Your goal:
Examine the records and identify each line that includes the string "matplotlib". Copy those lines.

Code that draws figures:
- - - - -

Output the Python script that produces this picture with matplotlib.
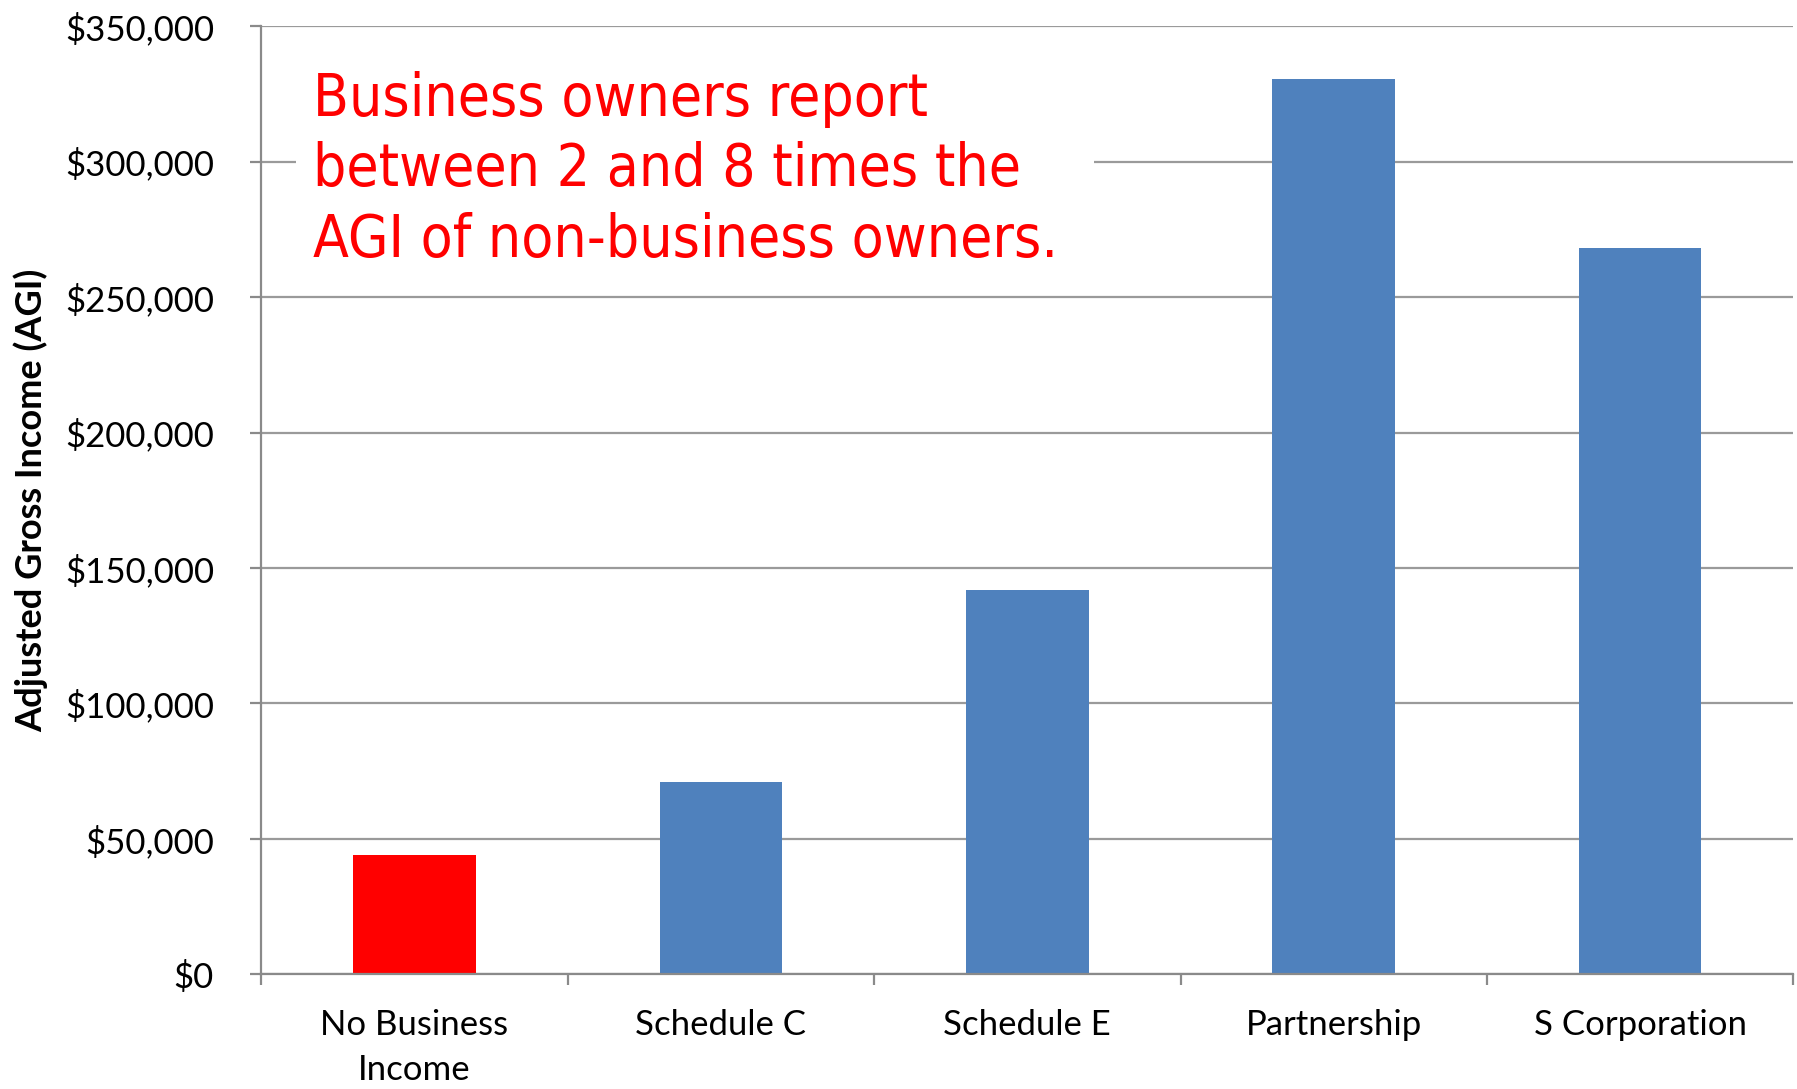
import matplotlib
matplotlib.use("Agg")
import matplotlib.pyplot as plt
from matplotlib.patches import Rectangle
from matplotlib.ticker import FuncFormatter, FixedLocator

categories = ["No Business\nIncome", "Schedule C", "Schedule E", "Partnership", "S Corporation"]
agi_values = [44000, 71000, 142000, 330500, 268000]
bar_colors = ["#FF0000", "#4F81BD", "#4F81BD", "#4F81BD", "#4F81BD"]
y_ticks = [0, 50000, 100000, 150000, 200000, 250000, 300000, 350000]
y_label = "Adjusted Gross Income (AGI)"
note = "Business owners report\nbetween 2 and 8 times the\nAGI of non-business owners."

fig = plt.figure(figsize=(17.97, 10.89), dpi=100)
ax = fig.add_axes([0.1454, 0.1053, 0.8526, 0.8705])

x = list(range(len(categories)))
ax.bar(x, agi_values, width=0.4, color=bar_colors, zorder=2)

ax.set_xlim(-0.5, len(categories) - 0.5)
ax.set_ylim(0, 350000)
ax.set_yticks(y_ticks)
ax.yaxis.set_major_formatter(FuncFormatter(lambda v, p: "${:,.0f}".format(v)))
ax.grid(axis="y", color="#9a9a9a", linewidth=1.6, zorder=0)
ax.set_axisbelow(True)

ax.set_xticks(x)
ax.set_xticklabels(categories, fontsize=25, family=["Lato", "DejaVu Sans"], linespacing=1.5)
ax.xaxis.set_minor_locator(FixedLocator([i - 0.5 for i in range(len(categories) + 1)]))
ax.tick_params(axis="x", which="major", length=0, pad=25)
ax.tick_params(axis="x", which="minor", length=8, width=1.6, color="#8a8a8a", direction="out")
ax.tick_params(axis="y", which="major", length=8, width=1.6, color="#8a8a8a", pad=26, labelsize=25)
for lab in ax.get_yticklabels():
    lab.set_family(["Lato", "DejaVu Sans"])

for s in ["top", "right"]:
    ax.spines[s].set_visible(False)
for s in ["left", "bottom"]:
    ax.spines[s].set_color("#8a8a8a")
    ax.spines[s].set_linewidth(1.6)

ax.set_ylabel(y_label, fontsize=26, fontweight="bold", family=["Lato", "DejaVu Sans"])
ax.yaxis.set_label_coords(-0.139, 0.5)

# white background behind the note (hides the gridline beneath it)
ax.add_patch(Rectangle((0.0224, 0.75), 0.5214, 0.23, transform=ax.transAxes,
                       facecolor="white", edgecolor="none", zorder=4))
ax.text(0.034, 0.953, note, transform=ax.transAxes, ha="left", va="top",
        color="#FF0000", fontsize=42, family="DejaVu Sans", fontstretch="condensed",
        linespacing=1.3, zorder=5)

fig.savefig("out.png", dpi=100, facecolor="white")
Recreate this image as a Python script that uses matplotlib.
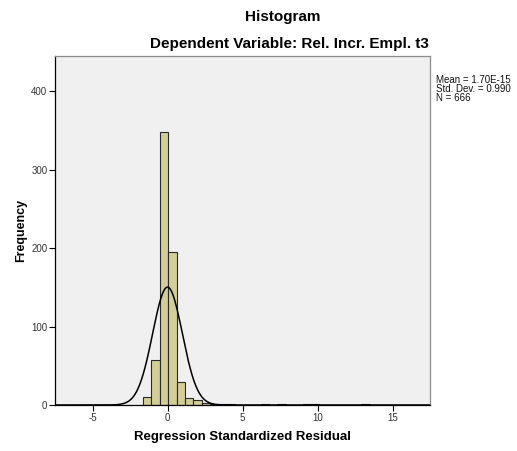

- - - - -

Finished answer:
Output the Python script that produces this picture with matplotlib.
import matplotlib
matplotlib.use("Agg")
import matplotlib.pyplot as plt
from matplotlib.patches import Rectangle
from matplotlib.ticker import FuncFormatter, FixedLocator
Recreate this image as a Python script that uses matplotlib.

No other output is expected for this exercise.